Drowsing Place in Space
Lagrange Points

  • february 16, 2019

A Lagrange point is a location in space where the combined gravitational forces of two large bodies, equal the centrifugal force felt by a much smaller third body. The interaction of the forces creates a point of equilibrium where a spacecraft may be "parked" to make observations.

To make it more simpler, Lagrange points are five special points where a small mass (space- crafts or telescopes) can orbit in a constant pattern with two larger masses (like sun and earth or moon and earth). The Lagrange Points are positions where the gravitational pull of two large masses precisely equals the centripetal force required for a small object to move with them.

Actually this is a mathematical problem, known as the "General Three-Body Problem" which is written on award winning paper in 1772 by mathematician, Joseph-Louis Lagrange.

Five Lagrangian points exist for each such system. L1, L2, and L3 fall on a straight line drawn through the two large masses which are known as unstable points. L4 and L5 lies on the apex of two equilateral triangles that have the large masses at their vertices and they are more stable points. Now let’s discuss it one by one.


If we take a real life example of such system of SUN-EARTH system, L1, lies between Earth and the sun at about 1 million miles from Earth. L1 gets an uninterrupted view of the sun, and is currently occupied by the Solar and Heliospheric Observatory (SOHO) and the Deep Space Climate Observatory.


L2 also lies a million miles from Earth, but in the opposite direction of the sun. At this point, with the Earth, moon and sun behind it, a spacecraft can get a clear view of deep space. NASA's Wilkinson Microwave Anisotropy Probe (WMAP) is currently at this spot measuring the cosmic background radiation left over from the Big Bang. And future place of James Webb Space Telescope .


L3 lies behind the Sun, opposite Earth, just beyond our planet’s orbit. Objects in L3 cannot be seen from Earth. It offers the potential to observe the far side of the Sun. A spacecraft L3 (applies for all unstable points) is ‘meta-stable’, like a ball sitting on top of a hill. A little push or bump and it starts moving away, so a spacecraft must use frequent rocket firings to stay in so-called 'halo orbits' around the Lagrangian point.
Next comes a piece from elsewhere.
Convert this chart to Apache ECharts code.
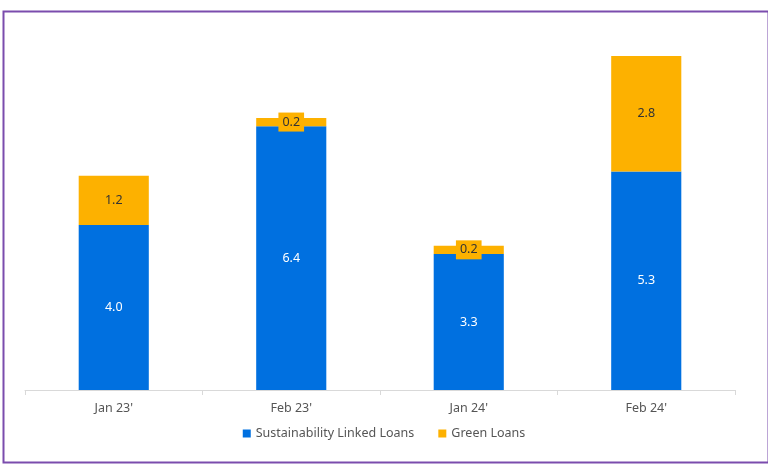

As I mentation before, L1 and L2 points are unstable on a time scale of approximately 23 days, which requires satellites orbiting these positions to undergo regular course and attitude corrections.

L4 & L5

As seen from the Sun, the L4 and L5 points lie at 60 degrees ahead of and behind Earth, close to its orbit. Unlike the other Lagrange points, L4 and L5 are resistant to gravitational influence of other celestial bodies. Because of this stability, objects such as dust and asteroids tend to accumulate in these regions. At L4 or L5, a spacecraft is truly stable, like a ball in a large bowl. When gently pulled out of place, it orbits the Lagrange point without drifting away. Objects found orbiting at the L4 and L5 points are often called Trojans

Benefits of Lagrange Points

  • Although it takes little adjustment to stabilize orbit but L1, L2, L3 are the most favorite and accurate spot for resting or parking a telescope.
  • Far from the interfering heat and light of the sun, an asteroid-hunting spacecraft at a Lagrange point would be more sensitive to the tiny infrared signals from asteroids. It could point over a wide range of directions.
  • L1 and L2 also “allow you to have enormous bandwidth” because over conventional Ka-band radio, the communication speeds are very high.
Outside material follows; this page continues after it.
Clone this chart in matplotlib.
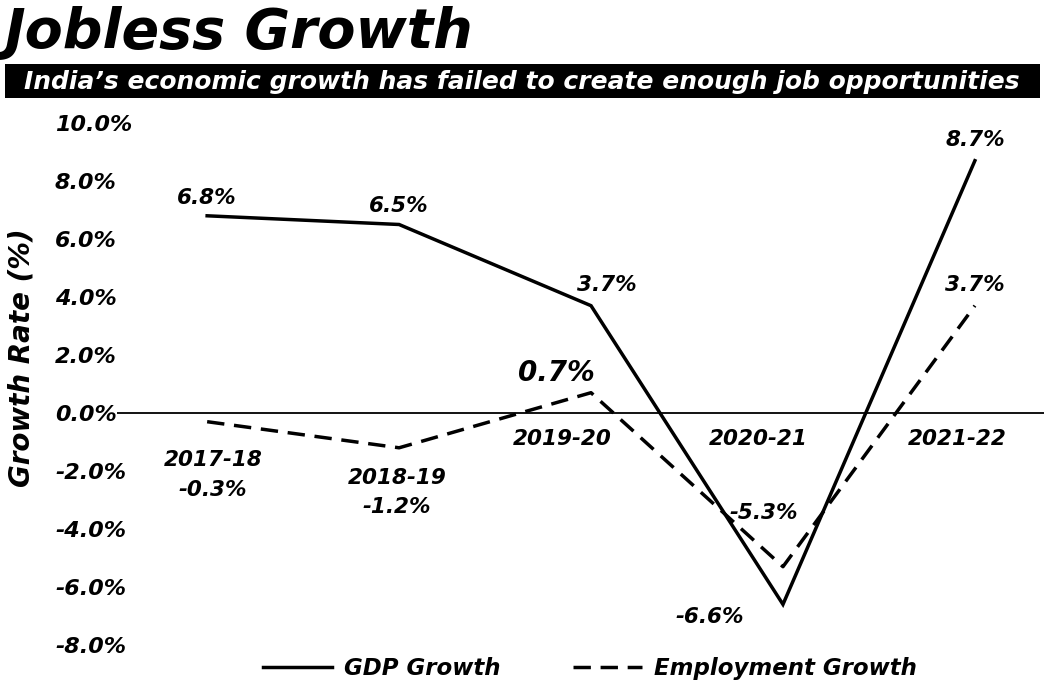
import matplotlib.pyplot as plt
from matplotlib.patches import Rectangle

years = ["2017-18", "2018-19", "2019-20", "2020-21", "2021-22"]
gdp_growth = [6.8, 6.5, 3.7, -6.6, 8.7]
emp_growth = [-0.3, -1.2, 0.7, -5.3, 3.7]
yticks = [10, 8, 6, 4, 2, 0, -2, -4, -6, -8]

FONT = "DejaVu Sans"
txt = dict(family=FONT, weight="bold", style="italic", color="black")


def main():
    fig = plt.figure(figsize=(10.44, 6.91), dpi=100)
    ax = fig.add_axes([0.112, 0.0414, 0.888, 0.789])

    x = list(range(len(years)))
    ax.plot(x, gdp_growth, color="black", lw=2.5, solid_joinstyle="miter",
            label="GDP Growth")
    ax.plot(x, emp_growth, color="black", lw=2.5, linestyle=(0, (5, 2.8)),
            label="Employment Growth")
    ax.axhline(0, color="black", lw=1.3)

    ax.set_xlim(-0.47, 4.36)
    ax.set_ylim(-8.6, 10.2)
    ax.set_xticks([])
    ax.set_yticks(yticks)
    ax.set_yticklabels([f"{v:.1f}%" for v in yticks], ha="left", fontsize=16, **txt)
    ax.tick_params(axis="y", length=0, pad=44.6)
    for s in ax.spines.values():
        s.set_visible(False)

    fig.text(22 / 1044, 0.483, "Growth Rate (%)", rotation=90, ha="center", va="center",
             fontsize=20, **txt)

    fs = 15.5
    # value labels for GDP
    gdp_off = [(0, 0.6), (0, 0.65), (0.08, 0.7), (-0.38, -0.45), (0, 0.7)]
    for i, v in enumerate(gdp_growth):
        dx, dy = gdp_off[i]
        ax.text(i + dx, v + dy, f"{v}%", ha="center", va="center", fontsize=fs, **txt)

    # employment labels + year labels
    ax.text(0.03, emp_growth[0] - 1.32, years[0], ha="center", va="center", fontsize=fs, **txt)
    ax.text(0.03, emp_growth[0] - 2.36, f"{emp_growth[0]}%", ha="center", va="center", fontsize=fs, **txt)
    ax.text(0.99, emp_growth[1] - 1.04, years[1], ha="center", va="center", fontsize=fs, **txt)
    ax.text(0.99, emp_growth[1] - 2.04, f"{emp_growth[1]}%", ha="center", va="center", fontsize=fs, **txt)
    ax.text(1.82, emp_growth[2] + 0.68, f"{emp_growth[2]}%", ha="center", va="center", fontsize=20, **txt)
    ax.text(2.9, emp_growth[3] + 1.85, f"{emp_growth[3]}%", ha="center", va="center", fontsize=fs, **txt)
    ax.text(4.0, emp_growth[4] + 0.7, f"{emp_growth[4]}%", ha="center", va="center", fontsize=fs, **txt)
    year_dx = {2: -0.15, 3: -0.13, 4: -0.09}
    for i in range(2, 5):
        ax.text(i + year_dx[i], -0.88, years[i], ha="center", va="center", fontsize=fs, **txt)

    # title and subtitle bar
    fig.text(0.004, 0.93, "Jobless Growth", ha="left", va="baseline", fontsize=40, **txt)
    fig.patches.append(Rectangle((0.005, 0.858), 0.991, 0.049, transform=fig.transFigure,
                                 facecolor="black", edgecolor="none"))
    fig.text(0.5, 0.881, "India\u2019s economic growth has failed to create enough job opportunities",
             ha="center", va="center", fontsize=18, family=FONT, weight="bold",
             style="italic", color="white")

    fig.legend(loc="center", bbox_to_anchor=(0.565, 0.033), ncol=2, frameon=False,
               handlelength=3.0, columnspacing=3.2, handletextpad=0.5,
               prop=dict(family=FONT, weight="bold", style="italic", size=16.5))

    fig.savefig("out.png", dpi=100)


if __name__ == "__main__":
    main()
Discoveries made by observing Lagrange Points

Earth spinning Video

In 2016, NASA released a video of the Earth spinning through an entire year. The time-lapse was based on 3,000 pictures taken every two hours by the EPIC camera on the Deep Space Climate Observatory (DSCOVR) satellite, which was at L1.

OSIRIS-REX mission looking for NearEarth Asteroids

In February 2017, the OSIRIS-REX mission — then on its way to asteroid Bennu — spent about 10 days looking for additional Trojan asteroids in Lagrange points near Earth.

Mars' nine Trojan asteroids

A 2017 study suggests that Trojan asteroids near Mars are from the planet, and not captured asteroids from other regions in space. The smoking gun is that at least three of Mars' nine Trojan asteroids are high in olivine. This mineral is rare in asteroids, but common on larger bodies (including Mars, which has it in impact basins).